For those who believe saving the tiger should be a national priority, perhaps the most frightening reality is that no matter what anyone says, or even the involvement of the Prime Minister, our national animal continues to be hunted.
So far 13 tigers have been killed this year, and last year there were 66 tiger deaths. Of these many were killed as they strayed outside tiger reserves.
Concerned over the dwindling number of tigers, the Prime Minister has now decided to intervene and take up the issue with the Chief Ministers of various states.
Some of the tiger deaths could have been prevented if states had declared areas around tiger reserves as buffer zones, or areas that restrict commercial activity.

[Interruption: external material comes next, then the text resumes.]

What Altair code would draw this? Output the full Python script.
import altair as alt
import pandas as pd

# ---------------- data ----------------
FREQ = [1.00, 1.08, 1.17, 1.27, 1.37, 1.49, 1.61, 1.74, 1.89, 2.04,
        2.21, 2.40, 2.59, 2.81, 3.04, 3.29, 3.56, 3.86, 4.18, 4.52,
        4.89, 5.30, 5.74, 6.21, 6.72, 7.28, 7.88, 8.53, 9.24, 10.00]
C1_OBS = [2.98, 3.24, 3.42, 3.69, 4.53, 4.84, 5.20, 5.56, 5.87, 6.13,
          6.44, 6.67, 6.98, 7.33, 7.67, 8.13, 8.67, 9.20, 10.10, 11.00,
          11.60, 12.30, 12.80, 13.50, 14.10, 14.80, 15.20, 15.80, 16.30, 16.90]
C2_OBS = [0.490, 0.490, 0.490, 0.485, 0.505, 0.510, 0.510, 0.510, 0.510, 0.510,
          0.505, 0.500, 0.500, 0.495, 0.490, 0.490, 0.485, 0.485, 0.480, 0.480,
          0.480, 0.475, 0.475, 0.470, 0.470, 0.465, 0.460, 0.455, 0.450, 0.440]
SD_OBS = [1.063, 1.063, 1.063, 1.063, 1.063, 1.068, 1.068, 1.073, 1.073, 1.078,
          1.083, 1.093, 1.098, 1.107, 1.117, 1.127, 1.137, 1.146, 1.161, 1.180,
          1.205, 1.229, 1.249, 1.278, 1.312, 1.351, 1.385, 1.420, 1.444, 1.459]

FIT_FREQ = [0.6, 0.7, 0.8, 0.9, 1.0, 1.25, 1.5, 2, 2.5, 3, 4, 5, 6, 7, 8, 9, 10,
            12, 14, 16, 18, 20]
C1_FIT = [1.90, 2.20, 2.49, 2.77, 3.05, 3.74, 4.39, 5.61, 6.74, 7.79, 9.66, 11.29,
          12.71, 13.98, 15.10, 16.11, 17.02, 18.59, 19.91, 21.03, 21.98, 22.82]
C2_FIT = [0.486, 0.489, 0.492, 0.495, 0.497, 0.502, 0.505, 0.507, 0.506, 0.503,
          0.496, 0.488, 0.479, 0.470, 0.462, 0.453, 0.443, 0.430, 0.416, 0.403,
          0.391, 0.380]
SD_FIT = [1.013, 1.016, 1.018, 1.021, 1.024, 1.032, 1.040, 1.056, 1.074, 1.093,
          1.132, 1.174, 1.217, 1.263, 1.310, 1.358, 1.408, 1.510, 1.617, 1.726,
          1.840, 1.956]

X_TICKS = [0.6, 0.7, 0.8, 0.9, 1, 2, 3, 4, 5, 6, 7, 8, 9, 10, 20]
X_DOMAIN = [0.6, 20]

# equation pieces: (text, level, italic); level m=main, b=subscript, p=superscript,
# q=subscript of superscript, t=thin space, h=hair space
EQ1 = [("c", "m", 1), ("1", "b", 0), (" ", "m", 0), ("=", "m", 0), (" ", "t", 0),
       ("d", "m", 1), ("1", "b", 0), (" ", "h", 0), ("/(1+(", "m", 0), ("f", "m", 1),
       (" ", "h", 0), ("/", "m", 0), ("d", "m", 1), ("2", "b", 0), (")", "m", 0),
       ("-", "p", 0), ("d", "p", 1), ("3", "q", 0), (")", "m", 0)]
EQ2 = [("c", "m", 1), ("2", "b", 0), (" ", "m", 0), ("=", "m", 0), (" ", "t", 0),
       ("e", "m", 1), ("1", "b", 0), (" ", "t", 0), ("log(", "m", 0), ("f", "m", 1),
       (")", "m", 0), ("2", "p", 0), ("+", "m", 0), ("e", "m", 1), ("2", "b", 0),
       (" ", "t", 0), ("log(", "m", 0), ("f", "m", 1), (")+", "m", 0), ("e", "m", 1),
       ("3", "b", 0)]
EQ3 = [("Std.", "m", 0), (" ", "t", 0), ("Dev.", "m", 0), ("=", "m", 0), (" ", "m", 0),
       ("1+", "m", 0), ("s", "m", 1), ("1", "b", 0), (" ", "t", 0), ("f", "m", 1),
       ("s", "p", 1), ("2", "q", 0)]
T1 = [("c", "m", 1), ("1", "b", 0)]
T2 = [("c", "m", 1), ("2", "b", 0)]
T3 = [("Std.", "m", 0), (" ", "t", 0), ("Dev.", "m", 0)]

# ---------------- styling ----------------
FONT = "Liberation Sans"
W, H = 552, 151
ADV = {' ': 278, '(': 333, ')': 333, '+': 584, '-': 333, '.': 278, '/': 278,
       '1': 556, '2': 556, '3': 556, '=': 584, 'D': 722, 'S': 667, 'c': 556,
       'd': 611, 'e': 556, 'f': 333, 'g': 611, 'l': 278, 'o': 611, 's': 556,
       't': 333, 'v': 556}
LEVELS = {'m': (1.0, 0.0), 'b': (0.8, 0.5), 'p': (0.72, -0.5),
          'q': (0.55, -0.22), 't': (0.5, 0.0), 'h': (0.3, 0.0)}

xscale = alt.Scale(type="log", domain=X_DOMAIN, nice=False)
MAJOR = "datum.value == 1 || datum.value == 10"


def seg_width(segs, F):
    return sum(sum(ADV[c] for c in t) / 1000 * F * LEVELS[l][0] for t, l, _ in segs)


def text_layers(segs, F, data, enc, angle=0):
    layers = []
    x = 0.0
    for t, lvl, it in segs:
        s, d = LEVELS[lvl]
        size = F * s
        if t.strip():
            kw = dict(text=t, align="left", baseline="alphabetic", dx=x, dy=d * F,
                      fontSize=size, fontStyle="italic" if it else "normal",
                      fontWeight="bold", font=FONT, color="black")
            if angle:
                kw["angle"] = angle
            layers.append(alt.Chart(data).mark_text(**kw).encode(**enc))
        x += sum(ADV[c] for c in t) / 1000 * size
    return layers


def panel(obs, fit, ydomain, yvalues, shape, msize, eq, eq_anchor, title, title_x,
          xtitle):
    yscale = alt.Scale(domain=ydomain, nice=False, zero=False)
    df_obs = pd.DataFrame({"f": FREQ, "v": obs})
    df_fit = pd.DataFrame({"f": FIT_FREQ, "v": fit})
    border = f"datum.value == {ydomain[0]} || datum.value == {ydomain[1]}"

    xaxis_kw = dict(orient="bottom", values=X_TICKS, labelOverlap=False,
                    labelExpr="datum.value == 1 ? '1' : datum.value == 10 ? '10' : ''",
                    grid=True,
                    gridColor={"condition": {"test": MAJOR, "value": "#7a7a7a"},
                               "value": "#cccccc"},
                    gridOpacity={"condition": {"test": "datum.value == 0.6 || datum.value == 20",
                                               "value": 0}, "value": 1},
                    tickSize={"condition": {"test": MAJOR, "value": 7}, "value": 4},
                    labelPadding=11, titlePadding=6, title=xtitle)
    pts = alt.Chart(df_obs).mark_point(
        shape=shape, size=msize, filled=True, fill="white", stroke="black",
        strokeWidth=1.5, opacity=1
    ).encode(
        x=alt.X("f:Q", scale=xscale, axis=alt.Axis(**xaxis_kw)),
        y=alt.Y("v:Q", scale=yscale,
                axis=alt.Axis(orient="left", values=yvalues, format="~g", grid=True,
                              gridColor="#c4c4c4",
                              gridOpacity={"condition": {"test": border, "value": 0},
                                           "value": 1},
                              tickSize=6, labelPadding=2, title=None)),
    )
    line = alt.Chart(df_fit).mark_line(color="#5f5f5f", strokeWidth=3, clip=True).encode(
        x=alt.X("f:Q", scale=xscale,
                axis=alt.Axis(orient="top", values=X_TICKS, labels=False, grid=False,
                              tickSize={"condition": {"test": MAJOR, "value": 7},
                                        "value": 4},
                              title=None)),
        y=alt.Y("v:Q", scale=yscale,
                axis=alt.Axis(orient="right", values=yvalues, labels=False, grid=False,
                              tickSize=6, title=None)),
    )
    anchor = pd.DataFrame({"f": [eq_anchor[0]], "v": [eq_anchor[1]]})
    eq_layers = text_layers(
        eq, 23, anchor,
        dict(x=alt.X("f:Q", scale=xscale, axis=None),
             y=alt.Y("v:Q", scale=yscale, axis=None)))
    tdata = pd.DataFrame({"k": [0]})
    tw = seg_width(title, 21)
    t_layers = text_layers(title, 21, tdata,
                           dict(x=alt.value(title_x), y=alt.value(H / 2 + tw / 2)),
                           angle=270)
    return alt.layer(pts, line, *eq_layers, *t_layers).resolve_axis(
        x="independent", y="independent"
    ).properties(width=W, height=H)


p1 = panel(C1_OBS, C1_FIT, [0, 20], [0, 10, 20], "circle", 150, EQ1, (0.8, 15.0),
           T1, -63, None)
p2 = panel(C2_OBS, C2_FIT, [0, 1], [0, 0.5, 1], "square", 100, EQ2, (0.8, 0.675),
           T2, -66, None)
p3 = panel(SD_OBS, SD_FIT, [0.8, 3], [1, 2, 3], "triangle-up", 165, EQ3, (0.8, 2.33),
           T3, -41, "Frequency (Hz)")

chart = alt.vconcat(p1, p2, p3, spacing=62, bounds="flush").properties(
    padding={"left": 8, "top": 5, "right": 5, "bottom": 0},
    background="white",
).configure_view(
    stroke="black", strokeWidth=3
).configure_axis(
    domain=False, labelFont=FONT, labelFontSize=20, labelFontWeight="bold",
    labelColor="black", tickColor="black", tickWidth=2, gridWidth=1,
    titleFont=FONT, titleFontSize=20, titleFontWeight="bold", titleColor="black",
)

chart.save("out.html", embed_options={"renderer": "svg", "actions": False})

Four years ago, the Centre had made buffer zones mandatory but only a few states like Assam, West Bengal, Chhattisgarh, Karnataka and Kerala have done that.
What’s more worrying is that states like Uttarakhand, Uttar Pradesh, Rajasthan and Madhya Pradesh, where tiger deaths are very high, no buffer zone has been notified.
“The delay in non notification of buffer zones is not accidental, but deliberate to allow other commercial projects to come through,” said Jairam Ramesh, Minister of State for Environment and Forests.
Most states are reluctant to notify buffer zones in their territories but the Prime Minister will appeal to the Chief Ministers to do so before time runs out. The Centre has warned it could even review existing mining and other commercial projects located in and near buffer zones that pose a threat to tigers.